Some denominations believe humans can become angels - Any biblical support for this?

It’s been a popular notion for some time in literature etc. that people can become angels and many biblical literalists take this as a fact. Others say there is scant support for this notion, and that the Bible is clear about angels being entities that are distinctly non-human.

What does the Bible really say? Is the notion of people becoming angels contained in the bible or not?

Both sides are right in saying the Bible is unclear, especially if one tosses out the constraint of literalism.

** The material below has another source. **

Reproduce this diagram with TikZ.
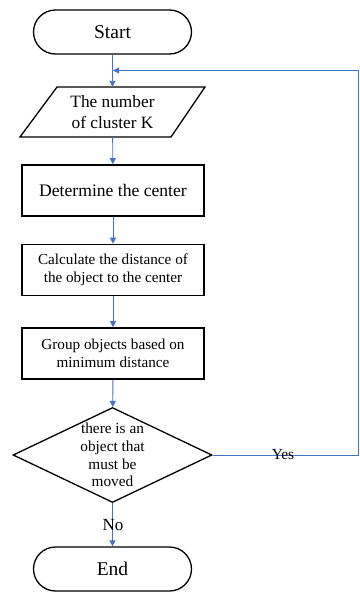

I can’t think of any questions where the Bible is clear, especially if one does not have to take it literally.

Nope.

The Bible presents Angels as messengers of God who can take on human form, and can be indistinguishable from people. Angels do Gods will - the Angel of Death unleashed on Egypt that killed the firstborn, angels who killed the enemies of Israel. Angels can be responsible for areas (the angel Michael as described in Daniel 10 who fights in the heavenlies, the angels of the churches in Asia Minor in Revelation) Some of the prophetic books also include Cherubim and Seraphim, angelic creatures who worship in the throneroom of God - these are non-human supernatural beings. Angels form a retinue for Jesus, announcing His birth and resurrection. Finally, there is some evidence of what people call guardian angels - who provide a measure of spiritual defence.

However nothing in the bible suggests that people can become angels - humans (including those who were taken without dying - Enoch, Moses, Elijah) get resurrection bodies like the body of the risen Christ.

Si

Deut. 34:6 says that Moses died in Moab and was buried there:

Does is say somewhere else he was taken without dying? It wouldn’t be the first contradiction in the Bible.

No - my bad.

Si

I’ve long suspected Luke 20:36 and its parallels had a lot to do with the common misconception. In the context of whether marriage exists in heaven, Luke has Jesus saying that people become “equal to the angels” (KJV). The original Greek is ισαγγελοι, which probably means something like “similar to angels” (in being sexless?) rather than “exactly the same thing as angels.”

The same story is given in Matthew 22:30 and Mark 12:25, but the wording is different from Luke’s: ως αγγελοι (“as the angels” in the KJV but ως probably means “like” here).

Many depictions of humans in heaven, like many depictions of angels, show them as looking like humans dressed all in white, with wings and halos. On seeing such depictions, it might be easy to get them confused. Then again, though, angels don’t necessarily look like that, either: There are angels described as great flaming wheels, for instance, or as masses of wings, eyes, and flames, or other just plain weird forms.

What is the argument by religious scholars as to why god would need angels in the first place?

What does god need with a starship?

Perhaps because God is a believer in the power of delegation of duties?

Strictly speaking, none of the Abrahamic religions says that God needs angels. Or humans for that matter, or the universe. He just likes to have them around. He enjoys the company. :smiley:

Pseudepigraphical works, such as Enoch claim that Enoch became the angel Metatron when he was taken up into Heaven. Not remotely Biblical but there’s a long tradition for the idea within some Judaic circles dating well back to before Christianity.

This is different than everyone getting harps 'n halos upon dying, of course.

And there’s a similar tradition which has Elijah transformed into Sandalphon.

By the way, thank you for sparing the time to honour us with an authoritative answer! :smiley:

I knew that some non-canon sources made these claims. I’m interested in understanding how a belief in human ascension to angelhood gets connected to biblical literalism, when it does not literally occur in the canonical bible. It’s the sort of thing that I’d associate more with the mystic christian traditions.

Si

Gods in other local theolgies had messengers (Zeus had Iris, and later Hermes), probably in imitation of the kings who had messengers to carry their messages everywhere in his domain. People back then didn’t start with their theology de nono, figuring that they had an omnipotent god who could do anything without effort – their gods were constructed in imitation of the political reality threy had. Heaven, after all, wouldn’t be less efficient than their own wonderful government. And their gods wouldn’t lack the offices and features their own rulers had. In fact, they’d have better, souped-up versions. So instead of Zeus communicating directly with the heroes, he had the swiftest or the most beautiful messengers. Or he sent Dreams. The Hebrews were undoubtedly influenced by the same thought processes, and their neighbors, and developed the same things.

After a time, those perfect messengers started to develop their own mythologies and characters. Irisnever really did get much of one, but Hermes did. Likewise, in the earliest writings the angels are a pretty uniform bunch. As time went by, you got specific names and deeds, something the Christians built up a lot – Michael, Raphael, Gabriel, and so on.

As I recall, some of those non-canonical works had quite a bit of traction back in the day (Enoch is quoted in the NT book of James) and so there may have been “traditional” carry-over among the early Christians not actually written into today’s official scripture.

For an insightful and brilliantly written essay on angels, see: What’s the deal with angels? - The Straight Dope

And I bet the author is good-looking, too.

I’ve always thought of them as the divine equivalent of force mediating particles.